Volume 80, Number 12 | August 19 - 25, 2010
West and East Village, Chelsea, Soho, Noho, Little Italy, Chinatown and Lower East Side, Since 1933

In Pictures

A concrete-and-steel ping-pong table like this one is coming to Tompkins Square in a few months.

Will industrial ping-pong table be Tompkins tough?

By Cynthia Romero

At first glance, the ping-pong table in Gulick Park doesn’t look like anything but a ping-pong table. But it’s gray, not green and the net is made of steel, not nylon mesh and upon closer inspection, one can come to appreciate the table for its sleek design and durability.

The ping-pong table is a project of Henge, a company that specializes in building and placing durable and stylish concrete ping-pong tables in public spaces.

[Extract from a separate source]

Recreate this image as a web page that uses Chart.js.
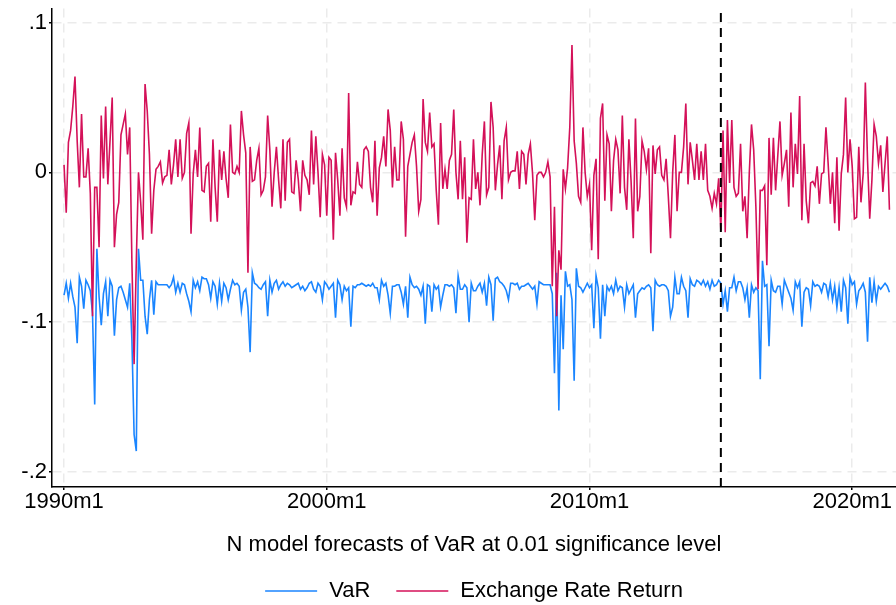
<!DOCTYPE html>
<html>
<head>
<meta charset="utf-8">
<script src="https://cdn.jsdelivr.net/npm/chart.js@4.4.1/dist/chart.umd.min.js"></script>
<style>
  body { margin: 0; background: #fff; }
  canvas { display: block; }
</style>
</head>
<body>
<canvas id="var_chart" width="896" height="605"></canvas>
<script>
// monthly series, first observation 1990m1
var startYear = 1990;
var tickYears = [1990, 2000, 2010, 2020];
var yTicks = [0.1, 0, -0.1, -0.2];
var forecastStart = '2015m1';
var xTitle = 'N model forecasts of VaR at 0.01 significance level';

var exchangeReturn = [
  0.005, -0.027, 0.020, 0.028, 0.044, 0.064, 0.021, -0.010, 0.039, -0.003, -0.003, 0.016, // 1990
  -0.014, -0.096, -0.010, -0.010, -0.050, 0.038, -0.004, 0.044, -0.008, 0.021, 0.050, -0.050,
  -0.028, -0.020, 0.025, 0.032, 0.039, 0.012, 0.030, -0.060, -0.128, -0.060, 0.000, -0.020,
  -0.045, 0.059, 0.041, 0.012, -0.041, -0.012, 0.002, 0.004, 0.007, -0.007, -0.003, -0.002,
  0.015, -0.008, 0.005, 0.022, -0.003, 0.022, -0.004, 0.000, 0.026, 0.033, -0.041, -0.001,
  0.015, -0.003, 0.030, -0.012, -0.013, 0.004, 0.006, -0.033, 0.022, -0.010, -0.033, 0.015, // 1995
  -0.005, 0.014, -0.004, -0.017, 0.032, 0.000, -0.001, 0.004, 0.000, 0.041, 0.025, 0.013,
  -0.067, 0.017, -0.006, -0.005, 0.008, 0.016, -0.015, -0.012, -0.003, 0.038, 0.015, -0.023,
  0.000, 0.017, -0.005, -0.024, 0.022, -0.019, 0.020, 0.022, -0.013, -0.014, 0.008, -0.005,
  -0.026, 0.008, -0.002, -0.005, -0.015, 0.028, -0.008, 0.024, 0.000, -0.030, 0.012, 0.005,
  -0.029, 0.010, 0.008, -0.045, 0.013, -0.005, -0.029, 0.016, -0.017, -0.023, 0.053, -0.022, // 2000
  -0.013, -0.014, 0.007, -0.008, -0.010, 0.015, 0.017, 0.014, -0.010, -0.020, 0.021, -0.029,
  0.003, 0.010, 0.024, 0.004, 0.042, 0.028, -0.010, 0.017, -0.005, -0.005, 0.034, 0.022,
  -0.043, 0.004, 0.012, 0.020, 0.025, 0.004, -0.026, -0.018, 0.049, 0.020, 0.014, 0.040,
  0.017, 0.019, -0.012, -0.035, 0.033, -0.011, 0.002, -0.011, 0.008, 0.012, 0.042, 0.000,
  -0.018, 0.021, -0.018, 0.010, -0.047, -0.017, -0.018, 0.022, -0.011, 0.000, -0.022, 0.012, // 2005
  0.034, -0.015, -0.010, 0.047, 0.030, -0.012, 0.005, 0.018, -0.018, 0.021, 0.030, -0.005,
  0.000, 0.001, 0.001, 0.014, -0.011, 0.014, 0.012, -0.008, 0.012, 0.019, -0.001, -0.032,
  -0.002, 0.000, 0.000, -0.003, 0.000, 0.007, -0.003, -0.076, -0.023, -0.096, -0.052, -0.065,
  0.002, -0.011, 0.003, 0.030, 0.085, 0.021, 0.006, -0.016, -0.020, 0.030, 0.000, -0.016,
  -0.008, -0.052, -0.002, 0.009, -0.058, 0.036, 0.046, -0.019, 0.025, 0.019, -0.026, 0.008, // 2010
  0.022, 0.015, -0.014, 0.038, -0.010, -0.025, 0.022, -0.006, -0.044, 0.036, -0.026, -0.016,
  0.021, 0.014, 0.002, 0.016, -0.054, 0.018, -0.001, 0.015, 0.017, -0.002, -0.005, 0.009,
  -0.016, -0.044, 0.000, 0.025, -0.026, 0.000, 0.000, 0.017, 0.046, -0.008, 0.020, 0.008,
  -0.005, 0.019, -0.005, 0.014, -0.005, 0.019, -0.012, -0.016, -0.024, -0.014, -0.021, -0.004,
  -0.039, 0.028, -0.040, 0.035, -0.007, 0.035, -0.010, -0.016, -0.014, 0.019, -0.026, -0.016, // 2015
  -0.044, 0.000, 0.032, 0.015, -0.023, -0.078, -0.012, -0.012, -0.009, -0.062, 0.023, -0.015,
  0.023, -0.012, 0.011, 0.034, -0.002, 0.006, 0.015, -0.023, 0.040, -0.010, 0.019, -0.001,
  0.051, -0.032, 0.019, -0.019, -0.034, -0.007, -0.006, -0.009, 0.004, -0.021, -0.001, 0.000,
  0.030, 0.006, -0.021, 0.000, -0.034, 0.010, -0.039, -0.001, 0.012, 0.050, 0.000, 0.022,
  0.004, -0.031, -0.030, 0.017, -0.020, -0.001, 0.060, 0.008, -0.031, -0.005, 0.032, 0.024, // 2020
  0.006, 0.018, -0.013, 0.006, 0.024, -0.025
];

var valueAtRisk = [
  -0.082, -0.074, -0.084, -0.074, -0.083, -0.090, -0.114, -0.070, -0.076, -0.091, -0.072, -0.075, // 1990
  -0.079, -0.094, -0.155, -0.051, -0.083, -0.102, -0.081, -0.073, -0.096, -0.072, -0.076, -0.109,
  -0.085, -0.077, -0.076, -0.080, -0.085, -0.090, -0.074, -0.112, -0.175, -0.186, -0.051, -0.072,
  -0.072, -0.096, -0.108, -0.085, -0.072, -0.095, -0.073, -0.075, -0.075, -0.075, -0.075, -0.075,
  -0.077, -0.075, -0.070, -0.080, -0.074, -0.080, -0.074, -0.075, -0.081, -0.086, -0.093, -0.072,
  -0.077, -0.073, -0.079, -0.070, -0.071, -0.071, -0.075, -0.084, -0.073, -0.076, -0.088, -0.074, // 1995
  -0.086, -0.074, -0.077, -0.085, -0.078, -0.072, -0.075, -0.074, -0.076, -0.092, -0.080, -0.078,
  -0.090, -0.120, -0.067, -0.074, -0.075, -0.077, -0.078, -0.075, -0.073, -0.096, -0.072, -0.080,
  -0.074, -0.072, -0.078, -0.075, -0.073, -0.076, -0.074, -0.075, -0.077, -0.076, -0.075, -0.074,
  -0.078, -0.076, -0.079, -0.077, -0.074, -0.073, -0.078, -0.080, -0.074, -0.076, -0.085, -0.073,
  -0.075, -0.078, -0.076, -0.074, -0.097, -0.072, -0.075, -0.085, -0.076, -0.079, -0.077, -0.103, // 2000
  -0.076, -0.077, -0.075, -0.075, -0.074, -0.075, -0.076, -0.075, -0.076, -0.074, -0.077, -0.077,
  -0.085, -0.072, -0.076, -0.074, -0.082, -0.094, -0.076, -0.076, -0.075, -0.075, -0.080, -0.088,
  -0.076, -0.097, -0.070, -0.075, -0.077, -0.076, -0.078, -0.082, -0.076, -0.101, -0.075, -0.076,
  -0.093, -0.075, -0.078, -0.076, -0.090, -0.082, -0.075, -0.075, -0.076, -0.075, -0.077, -0.094,
  -0.069, -0.078, -0.078, -0.075, -0.077, -0.100, -0.074, -0.079, -0.079, -0.076, -0.074, -0.080, // 2005
  -0.074, -0.089, -0.070, -0.075, -0.099, -0.071, -0.070, -0.073, -0.074, -0.076, -0.079, -0.085,
  -0.074, -0.074, -0.075, -0.074, -0.078, -0.076, -0.076, -0.075, -0.074, -0.076, -0.078, -0.076,
  -0.088, -0.073, -0.074, -0.075, -0.075, -0.075, -0.075, -0.081, -0.134, -0.067, -0.159, -0.082,
  -0.118, -0.066, -0.076, -0.075, -0.085, -0.139, -0.064, -0.076, -0.077, -0.080, -0.077, -0.074,
  -0.077, -0.075, -0.104, -0.069, -0.077, -0.111, -0.075, -0.096, -0.076, -0.079, -0.076, -0.081, // 2010
  -0.072, -0.079, -0.076, -0.077, -0.090, -0.075, -0.081, -0.078, -0.075, -0.097, -0.081, -0.079,
  -0.077, -0.078, -0.076, -0.075, -0.077, -0.106, -0.072, -0.075, -0.076, -0.075, -0.075, -0.076,
  -0.079, -0.096, -0.090, -0.070, -0.081, -0.081, -0.070, -0.076, -0.079, -0.097, -0.071, -0.075,
  -0.076, -0.072, -0.073, -0.075, -0.072, -0.076, -0.073, -0.078, -0.072, -0.076, -0.075, -0.072,
  -0.074, -0.088, -0.079, -0.093, -0.077, -0.077, -0.070, -0.079, -0.073, -0.073, -0.077, -0.085, // 2015
  -0.077, -0.097, -0.075, -0.080, -0.077, -0.079, -0.138, -0.059, -0.076, -0.075, -0.116, -0.072,
  -0.079, -0.080, -0.076, -0.076, -0.088, -0.072, -0.076, -0.080, -0.084, -0.092, -0.073, -0.077,
  -0.073, -0.103, -0.080, -0.077, -0.078, -0.089, -0.073, -0.076, -0.075, -0.076, -0.080, -0.074,
  -0.075, -0.083, -0.074, -0.085, -0.076, -0.090, -0.077, -0.093, -0.072, -0.077, -0.101, -0.070,
  -0.075, -0.073, -0.088, -0.079, -0.077, -0.074, -0.080, -0.113, -0.070, -0.087, -0.073, -0.086, // 2020
  -0.076, -0.078, -0.076, -0.074, -0.076, -0.080
];

var blue = '#1A85FF', red = '#D41159';
var fontFamily = '"Liberation Sans", Arial, Helvetica, sans-serif';
var yMin = -0.21, yMax = 0.1093;

// "2015m1" -> months since startYear m1
function monthIndex(s) {
    var parts = s.split('m');
    return (parseInt(parts[0]) - startYear) * 12 + parseInt(parts[1]) - 1;
}

function toPoints(series) {
    return series.map(function (v, i) { return {x: i, y: v}; });
}

function yLabel(v) {
    if (v === 0) return '0';
    return (v < 0 ? '-' : '') + String(Math.abs(v)).replace(/^0/, '');
}

// x axis title and the legend row underneath the plot
var bottomText = {
    id: 'bottomText',
    afterDraw: function (chart) {
        var ctx = chart.ctx, area = chart.chartArea;
        var cx = (area.left + area.right) / 2;
        ctx.save();
        ctx.font = '22px ' + fontFamily;
        ctx.fillStyle = '#000';
        ctx.textBaseline = 'middle';
        ctx.textAlign = 'center';
        ctx.fillText(xTitle, cx, 545);

        var items = [
            {label: chart.data.datasets[1].label, color: chart.data.datasets[1].borderColor},
            {label: chart.data.datasets[0].label, color: chart.data.datasets[0].borderColor}
        ];
        var lineLen = 52, gap = 12, itemGap = 26, total = 0;
        items.forEach(function (it, k) {
            it.w = ctx.measureText(it.label).width;
            total += lineLen + gap + it.w + (k > 0 ? itemGap : 0);
        });
        var x = cx - total / 2, y = 591;
        ctx.textAlign = 'left';
        items.forEach(function (it) {
            ctx.strokeStyle = it.color;
            ctx.lineWidth = 1.6;
            ctx.beginPath();
            ctx.moveTo(x, y);
            ctx.lineTo(x + lineLen, y);
            ctx.stroke();
            ctx.fillText(it.label, x + lineLen + gap, y);
            x += lineLen + gap + it.w + itemGap;
        });
        ctx.restore();
    }
};

Chart.defaults.font.family = fontFamily;
Chart.defaults.font.size = 22;
Chart.defaults.color = '#000';

var cutoff = monthIndex(forecastStart);

var varChart = new Chart(document.getElementById('var_chart').getContext('2d'), {
    type: 'line',
    data: {
        datasets: [{
            label: 'Exchange Rate Return',
            data: toPoints(exchangeReturn),
            borderColor: red,
            borderWidth: 1.6,
            pointRadius: 0,
            order: 1
        }, {
            label: 'VaR',
            data: toPoints(valueAtRisk),
            borderColor: blue,
            borderWidth: 1.6,
            pointRadius: 0,
            order: 2
        }, {
            label: 'forecast start',
            data: [{x: cutoff, y: yMin}, {x: cutoff, y: yMax}],
            borderColor: '#000',
            borderWidth: 2,
            borderDash: [9, 6],
            pointRadius: 0,
            order: 0
        }]
    },
    options: {
        responsive: false,
        animation: false,
        layout: {padding: {top: 8, right: 0, bottom: 0, left: 0}},
        plugins: {
            legend: {display: false},
            tooltip: {enabled: false}
        },
        scales: {
            x: {
                type: 'linear',
                min: -5.5,
                max: 380,
                afterBuildTicks: function (scale) {
                    scale.ticks = tickYears.map(function (yr) { return {value: (yr - startYear) * 12}; });
                },
                afterFit: function (scale) { scale.height = 118; },
                ticks: {
                    autoSkip: false,
                    maxRotation: 0,
                    padding: -1,
                    callback: function (v) { return (startYear + v / 12) + 'm1'; }
                },
                grid: {color: '#ebebeb', lineWidth: 1.5, tickColor: '#000', tickLength: 3, tickWidth: 1.5},
                border: {color: '#000', width: 1.5, dash: [9, 6]}
            },
            y: {
                min: yMin,
                max: yMax,
                afterBuildTicks: function (scale) {
                    scale.ticks = yTicks.map(function (v) { return {value: v}; });
                },
                afterFit: function (scale) { scale.width = 52; },
                ticks: {
                    padding: 2,
                    font: {lineHeight: 0.6},
                    callback: function (v) { return yLabel(v); }
                },
                grid: {color: '#ebebeb', lineWidth: 1.5, tickColor: '#000', tickLength: 3, tickWidth: 1.5},
                border: {color: '#000', width: 1.5, dash: [9, 6]}
            }
        }
    },
    plugins: [bottomText]
});
</script>
</body>
</html>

“When I started looking into this project, I realized there aren’t that many ping-pong tables in the city,” said Henge president Alan Good. “Other places, like China and Barcelona, there are ping-pong tables everywhere and I wanted to bring some of that here. I know Susan Sarandon has a table-tennis club in the Flatiron District.”

The first table, which is made of smooth concrete and a steel net, was permanently placed in Gulick Park, at Bialystoker Place and Delancey St., on June 22. The next ping-pong table will be placed in Tompkins Square Park in October.

Good said he received the support of Lower East Side residents and the Parks Department for the first installation.

“I originally proposed the idea to the Gulick Park community last year,” he said. “I actually compiled around 300 signatures from the public housing residents in favor of the table.”

The table was presented at a New York trade show and received many accolades, something Good hopes sparks the attention of potential sponsors.

“We have the support of a couple of sponsors right now, but we could always use more,” he said. “Each table comes at about $4,500, but you have to understand that it’s going to last for a very long time and it’s going to benefit the public space where it’s put in.”

Good worked closely with a designer, Jeff Melin, to create the two-piece concrete ping-pong table.

“I told him what my vision was and he ran with it,” Good said. “The base is a whole other story: Its shape is made out of four tunnels which is based on a tilted circle, which is known as an ogee, which is a form you see in math and physics.”

The design has already caught the attention of several Lower East Side residents, like Will Burgos and his son Brandon Burgos, who were trying out the Gulick Park table.

“It’s my first time playing ping-pong, but I’m quite liking it,” said Will. “I think we’re going to be spending a lot of time down here.”

Good smiled as he approached the ping-pong table, introducing himself to a couple of Lower East Side residents.

“I really love this community, I do,” he said. “There’s just such vibrancy and history here. I couldn’t think of a better place to place these tables.”